- Goal -
Print the listing below from its opening line through the line holding "const ticksX5 = [0, 0.5, 1, 1.5, 2, 2.5, 3];", both ends included.

- Data excerpt -
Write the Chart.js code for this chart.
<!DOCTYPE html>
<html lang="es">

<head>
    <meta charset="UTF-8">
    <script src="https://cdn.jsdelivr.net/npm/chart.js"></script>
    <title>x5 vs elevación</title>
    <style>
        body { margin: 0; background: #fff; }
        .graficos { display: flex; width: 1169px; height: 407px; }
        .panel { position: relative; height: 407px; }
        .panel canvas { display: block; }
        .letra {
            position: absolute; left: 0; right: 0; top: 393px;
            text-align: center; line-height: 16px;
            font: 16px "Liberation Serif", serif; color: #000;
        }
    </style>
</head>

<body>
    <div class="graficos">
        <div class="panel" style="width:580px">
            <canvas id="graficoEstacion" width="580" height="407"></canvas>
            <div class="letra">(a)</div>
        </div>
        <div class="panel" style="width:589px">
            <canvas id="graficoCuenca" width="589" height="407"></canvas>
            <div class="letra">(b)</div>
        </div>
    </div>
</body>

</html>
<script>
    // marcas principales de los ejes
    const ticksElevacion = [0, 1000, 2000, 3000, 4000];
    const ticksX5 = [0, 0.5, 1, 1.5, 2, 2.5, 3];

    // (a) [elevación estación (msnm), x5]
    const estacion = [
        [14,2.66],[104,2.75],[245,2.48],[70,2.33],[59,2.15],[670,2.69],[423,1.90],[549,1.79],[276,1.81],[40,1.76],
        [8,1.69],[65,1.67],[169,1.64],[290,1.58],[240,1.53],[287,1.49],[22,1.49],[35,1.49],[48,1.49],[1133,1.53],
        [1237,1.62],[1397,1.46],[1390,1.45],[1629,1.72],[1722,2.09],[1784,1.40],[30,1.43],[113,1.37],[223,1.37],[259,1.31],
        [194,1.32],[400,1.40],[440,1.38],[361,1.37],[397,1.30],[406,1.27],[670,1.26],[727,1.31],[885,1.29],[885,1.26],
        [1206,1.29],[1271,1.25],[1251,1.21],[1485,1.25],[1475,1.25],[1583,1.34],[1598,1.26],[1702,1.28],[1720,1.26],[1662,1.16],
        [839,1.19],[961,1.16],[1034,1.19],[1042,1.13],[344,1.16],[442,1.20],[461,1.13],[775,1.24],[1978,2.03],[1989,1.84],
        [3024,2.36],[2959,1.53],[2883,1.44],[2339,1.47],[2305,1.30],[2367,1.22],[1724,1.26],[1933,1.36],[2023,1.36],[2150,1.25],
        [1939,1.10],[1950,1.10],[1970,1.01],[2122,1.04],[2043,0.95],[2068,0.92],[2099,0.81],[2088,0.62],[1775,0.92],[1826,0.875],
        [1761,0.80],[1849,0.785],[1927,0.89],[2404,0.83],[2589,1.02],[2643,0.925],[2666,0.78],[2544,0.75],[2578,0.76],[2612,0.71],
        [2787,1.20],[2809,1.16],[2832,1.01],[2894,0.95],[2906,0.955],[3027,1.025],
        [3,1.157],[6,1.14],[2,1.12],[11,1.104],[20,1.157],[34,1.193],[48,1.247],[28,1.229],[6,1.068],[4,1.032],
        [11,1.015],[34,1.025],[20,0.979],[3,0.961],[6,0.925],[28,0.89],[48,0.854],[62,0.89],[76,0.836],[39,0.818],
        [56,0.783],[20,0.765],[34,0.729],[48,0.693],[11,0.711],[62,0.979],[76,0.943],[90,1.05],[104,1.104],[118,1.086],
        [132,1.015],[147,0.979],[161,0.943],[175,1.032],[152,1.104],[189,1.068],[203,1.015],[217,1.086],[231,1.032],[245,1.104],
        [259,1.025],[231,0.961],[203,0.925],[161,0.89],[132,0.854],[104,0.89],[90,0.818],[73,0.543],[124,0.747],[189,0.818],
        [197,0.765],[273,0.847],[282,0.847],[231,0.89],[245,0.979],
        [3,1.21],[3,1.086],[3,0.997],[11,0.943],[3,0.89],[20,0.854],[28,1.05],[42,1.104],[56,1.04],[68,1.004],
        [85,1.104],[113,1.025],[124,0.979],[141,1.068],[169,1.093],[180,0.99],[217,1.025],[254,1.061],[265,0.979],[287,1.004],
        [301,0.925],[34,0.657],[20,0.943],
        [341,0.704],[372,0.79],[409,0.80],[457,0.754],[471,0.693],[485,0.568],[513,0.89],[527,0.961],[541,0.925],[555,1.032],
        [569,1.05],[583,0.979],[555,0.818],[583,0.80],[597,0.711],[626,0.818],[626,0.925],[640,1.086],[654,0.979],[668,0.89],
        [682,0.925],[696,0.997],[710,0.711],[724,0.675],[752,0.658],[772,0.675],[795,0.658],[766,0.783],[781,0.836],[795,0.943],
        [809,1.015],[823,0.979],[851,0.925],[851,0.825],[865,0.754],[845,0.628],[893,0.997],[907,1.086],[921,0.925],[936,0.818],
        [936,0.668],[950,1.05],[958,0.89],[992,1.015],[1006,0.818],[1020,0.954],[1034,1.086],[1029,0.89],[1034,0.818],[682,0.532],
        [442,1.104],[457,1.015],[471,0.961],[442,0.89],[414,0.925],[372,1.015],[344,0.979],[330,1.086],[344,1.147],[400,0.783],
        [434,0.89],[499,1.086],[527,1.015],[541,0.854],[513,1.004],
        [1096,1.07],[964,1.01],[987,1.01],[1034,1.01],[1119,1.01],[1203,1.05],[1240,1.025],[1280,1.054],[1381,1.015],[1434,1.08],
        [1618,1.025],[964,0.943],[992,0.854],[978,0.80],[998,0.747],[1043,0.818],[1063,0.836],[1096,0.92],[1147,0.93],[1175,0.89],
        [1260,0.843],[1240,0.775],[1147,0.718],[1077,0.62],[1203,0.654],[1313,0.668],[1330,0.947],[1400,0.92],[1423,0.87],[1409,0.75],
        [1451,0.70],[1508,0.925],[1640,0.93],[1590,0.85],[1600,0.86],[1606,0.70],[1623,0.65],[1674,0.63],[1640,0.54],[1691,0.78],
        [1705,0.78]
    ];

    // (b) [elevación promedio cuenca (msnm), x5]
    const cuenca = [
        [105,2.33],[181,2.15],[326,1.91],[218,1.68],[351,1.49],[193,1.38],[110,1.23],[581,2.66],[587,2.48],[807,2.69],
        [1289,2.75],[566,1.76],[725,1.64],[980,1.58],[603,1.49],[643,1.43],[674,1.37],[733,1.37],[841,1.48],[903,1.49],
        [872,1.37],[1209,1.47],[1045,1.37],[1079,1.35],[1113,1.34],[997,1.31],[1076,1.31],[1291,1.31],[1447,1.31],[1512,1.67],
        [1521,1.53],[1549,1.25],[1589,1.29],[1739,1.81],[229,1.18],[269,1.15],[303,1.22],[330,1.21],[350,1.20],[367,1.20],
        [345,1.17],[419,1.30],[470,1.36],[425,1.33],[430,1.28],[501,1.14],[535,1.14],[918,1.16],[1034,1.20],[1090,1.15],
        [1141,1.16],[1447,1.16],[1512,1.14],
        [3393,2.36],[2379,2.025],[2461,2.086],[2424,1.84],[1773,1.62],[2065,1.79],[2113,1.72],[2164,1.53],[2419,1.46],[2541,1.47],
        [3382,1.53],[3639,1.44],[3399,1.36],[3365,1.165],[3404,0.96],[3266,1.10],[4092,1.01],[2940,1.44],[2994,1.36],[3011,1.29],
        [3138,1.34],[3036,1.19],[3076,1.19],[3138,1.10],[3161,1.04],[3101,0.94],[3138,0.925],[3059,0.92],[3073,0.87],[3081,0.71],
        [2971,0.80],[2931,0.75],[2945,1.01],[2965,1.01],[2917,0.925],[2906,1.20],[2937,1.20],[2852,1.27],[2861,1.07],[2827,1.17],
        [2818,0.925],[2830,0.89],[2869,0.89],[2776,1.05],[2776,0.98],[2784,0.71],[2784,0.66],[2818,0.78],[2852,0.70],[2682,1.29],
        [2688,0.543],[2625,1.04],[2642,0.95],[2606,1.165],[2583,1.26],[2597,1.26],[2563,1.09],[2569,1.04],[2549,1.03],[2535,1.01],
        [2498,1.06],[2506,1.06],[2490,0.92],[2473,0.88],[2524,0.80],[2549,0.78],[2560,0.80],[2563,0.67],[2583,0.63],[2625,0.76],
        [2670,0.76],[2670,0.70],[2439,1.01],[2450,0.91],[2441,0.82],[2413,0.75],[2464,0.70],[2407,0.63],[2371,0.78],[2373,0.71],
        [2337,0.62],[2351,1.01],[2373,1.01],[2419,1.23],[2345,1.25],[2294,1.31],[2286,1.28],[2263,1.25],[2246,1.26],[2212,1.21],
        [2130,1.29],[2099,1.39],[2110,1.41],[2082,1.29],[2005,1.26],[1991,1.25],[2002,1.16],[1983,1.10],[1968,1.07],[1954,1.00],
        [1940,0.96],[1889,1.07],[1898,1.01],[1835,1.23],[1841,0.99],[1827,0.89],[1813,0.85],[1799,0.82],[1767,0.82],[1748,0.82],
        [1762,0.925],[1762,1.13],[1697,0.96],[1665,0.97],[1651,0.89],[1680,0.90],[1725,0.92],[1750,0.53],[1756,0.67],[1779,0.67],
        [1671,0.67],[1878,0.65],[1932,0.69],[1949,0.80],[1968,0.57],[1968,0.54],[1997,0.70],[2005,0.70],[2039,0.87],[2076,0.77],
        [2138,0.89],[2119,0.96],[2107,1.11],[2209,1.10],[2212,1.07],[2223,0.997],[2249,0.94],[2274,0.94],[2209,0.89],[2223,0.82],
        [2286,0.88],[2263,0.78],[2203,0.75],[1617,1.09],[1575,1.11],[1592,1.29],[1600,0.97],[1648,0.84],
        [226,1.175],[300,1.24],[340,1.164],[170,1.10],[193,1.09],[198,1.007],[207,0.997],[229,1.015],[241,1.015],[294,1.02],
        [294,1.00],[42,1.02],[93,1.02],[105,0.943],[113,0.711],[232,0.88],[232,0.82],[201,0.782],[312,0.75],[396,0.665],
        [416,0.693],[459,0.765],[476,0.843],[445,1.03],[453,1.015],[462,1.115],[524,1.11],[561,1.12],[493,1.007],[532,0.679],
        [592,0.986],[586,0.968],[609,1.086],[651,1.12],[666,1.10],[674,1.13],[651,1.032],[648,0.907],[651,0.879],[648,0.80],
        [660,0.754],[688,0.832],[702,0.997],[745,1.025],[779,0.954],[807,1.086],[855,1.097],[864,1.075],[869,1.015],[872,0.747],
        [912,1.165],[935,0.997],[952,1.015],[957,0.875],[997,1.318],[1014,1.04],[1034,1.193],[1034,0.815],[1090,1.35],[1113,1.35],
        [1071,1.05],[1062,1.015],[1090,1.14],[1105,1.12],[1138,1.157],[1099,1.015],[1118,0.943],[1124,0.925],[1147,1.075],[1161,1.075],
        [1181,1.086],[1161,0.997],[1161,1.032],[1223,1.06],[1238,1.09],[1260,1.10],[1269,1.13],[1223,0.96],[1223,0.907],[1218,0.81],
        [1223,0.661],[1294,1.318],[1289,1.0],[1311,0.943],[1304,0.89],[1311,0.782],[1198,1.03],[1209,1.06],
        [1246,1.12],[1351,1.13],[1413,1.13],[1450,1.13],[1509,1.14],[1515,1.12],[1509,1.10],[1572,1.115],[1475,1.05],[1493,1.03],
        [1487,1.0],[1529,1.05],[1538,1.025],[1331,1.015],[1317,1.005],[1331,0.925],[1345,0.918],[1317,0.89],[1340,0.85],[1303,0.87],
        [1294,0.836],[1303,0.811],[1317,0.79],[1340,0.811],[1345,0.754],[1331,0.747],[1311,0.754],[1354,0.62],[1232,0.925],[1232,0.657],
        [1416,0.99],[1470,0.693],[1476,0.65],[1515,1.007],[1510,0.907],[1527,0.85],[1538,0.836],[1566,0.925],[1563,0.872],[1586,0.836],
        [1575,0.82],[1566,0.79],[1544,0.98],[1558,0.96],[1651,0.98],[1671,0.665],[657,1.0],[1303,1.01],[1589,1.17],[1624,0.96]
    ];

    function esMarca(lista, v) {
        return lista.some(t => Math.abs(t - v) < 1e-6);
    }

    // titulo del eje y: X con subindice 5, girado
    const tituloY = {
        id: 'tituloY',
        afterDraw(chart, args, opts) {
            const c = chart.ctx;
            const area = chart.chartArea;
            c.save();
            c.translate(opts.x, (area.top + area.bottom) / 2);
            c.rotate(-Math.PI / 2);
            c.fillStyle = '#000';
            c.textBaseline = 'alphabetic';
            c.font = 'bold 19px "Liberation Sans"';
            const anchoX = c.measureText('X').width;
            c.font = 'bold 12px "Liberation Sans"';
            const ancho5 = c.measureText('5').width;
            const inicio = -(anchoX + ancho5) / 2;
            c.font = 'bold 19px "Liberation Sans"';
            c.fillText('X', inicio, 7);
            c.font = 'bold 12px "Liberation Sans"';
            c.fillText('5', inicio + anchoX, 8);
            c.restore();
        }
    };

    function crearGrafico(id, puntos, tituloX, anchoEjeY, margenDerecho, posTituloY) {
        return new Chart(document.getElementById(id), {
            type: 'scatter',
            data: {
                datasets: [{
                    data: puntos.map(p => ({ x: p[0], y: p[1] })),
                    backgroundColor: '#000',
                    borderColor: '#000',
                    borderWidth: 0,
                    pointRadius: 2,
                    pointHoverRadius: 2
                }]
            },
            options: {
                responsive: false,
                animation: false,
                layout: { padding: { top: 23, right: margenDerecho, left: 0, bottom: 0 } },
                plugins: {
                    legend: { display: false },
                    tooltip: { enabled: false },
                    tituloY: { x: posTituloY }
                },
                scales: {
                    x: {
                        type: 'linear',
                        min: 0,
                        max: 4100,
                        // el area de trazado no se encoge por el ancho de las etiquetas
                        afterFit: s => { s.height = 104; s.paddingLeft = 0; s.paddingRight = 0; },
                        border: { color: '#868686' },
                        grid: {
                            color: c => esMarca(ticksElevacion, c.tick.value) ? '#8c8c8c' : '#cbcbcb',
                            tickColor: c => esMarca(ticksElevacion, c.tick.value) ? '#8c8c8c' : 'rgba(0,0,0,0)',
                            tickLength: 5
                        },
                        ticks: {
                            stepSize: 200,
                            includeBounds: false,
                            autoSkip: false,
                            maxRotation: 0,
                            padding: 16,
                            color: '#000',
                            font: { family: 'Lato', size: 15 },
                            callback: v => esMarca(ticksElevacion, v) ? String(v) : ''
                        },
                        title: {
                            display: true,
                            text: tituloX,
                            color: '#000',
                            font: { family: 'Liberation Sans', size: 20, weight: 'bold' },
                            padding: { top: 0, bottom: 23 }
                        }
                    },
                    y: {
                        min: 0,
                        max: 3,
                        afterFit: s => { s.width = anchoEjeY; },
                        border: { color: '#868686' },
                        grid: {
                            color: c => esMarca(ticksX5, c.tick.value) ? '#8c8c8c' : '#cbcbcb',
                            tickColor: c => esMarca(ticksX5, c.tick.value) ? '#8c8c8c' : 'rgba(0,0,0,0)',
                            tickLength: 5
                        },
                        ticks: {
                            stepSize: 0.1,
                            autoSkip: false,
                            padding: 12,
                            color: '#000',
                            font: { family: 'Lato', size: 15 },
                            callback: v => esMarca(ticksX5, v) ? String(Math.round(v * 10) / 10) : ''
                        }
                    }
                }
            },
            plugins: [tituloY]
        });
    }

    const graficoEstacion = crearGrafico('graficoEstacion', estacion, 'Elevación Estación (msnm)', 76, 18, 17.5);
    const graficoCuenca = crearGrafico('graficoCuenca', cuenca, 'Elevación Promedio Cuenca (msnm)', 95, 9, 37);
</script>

- Exercise answer -
Write the Chart.js code for this chart.
<!DOCTYPE html>
<html lang="es">

<head>
    <meta charset="UTF-8">
    <script src="https://cdn.jsdelivr.net/npm/chart.js"></script>
    <title>x5 vs elevación</title>
    <style>
        body { margin: 0; background: #fff; }
        .graficos { display: flex; width: 1169px; height: 407px; }
        .panel { position: relative; height: 407px; }
        .panel canvas { display: block; }
        .letra {
            position: absolute; left: 0; right: 0; top: 393px;
            text-align: center; line-height: 16px;
            font: 16px "Liberation Serif", serif; color: #000;
        }
    </style>
</head>

<body>
    <div class="graficos">
        <div class="panel" style="width:580px">
            <canvas id="graficoEstacion" width="580" height="407"></canvas>
            <div class="letra">(a)</div>
        </div>
        <div class="panel" style="width:589px">
            <canvas id="graficoCuenca" width="589" height="407"></canvas>
            <div class="letra">(b)</div>
        </div>
    </div>
</body>

</html>
<script>
    // marcas principales de los ejes
    const ticksElevacion = [0, 1000, 2000, 3000, 4000];
    const ticksX5 = [0, 0.5, 1, 1.5, 2, 2.5, 3];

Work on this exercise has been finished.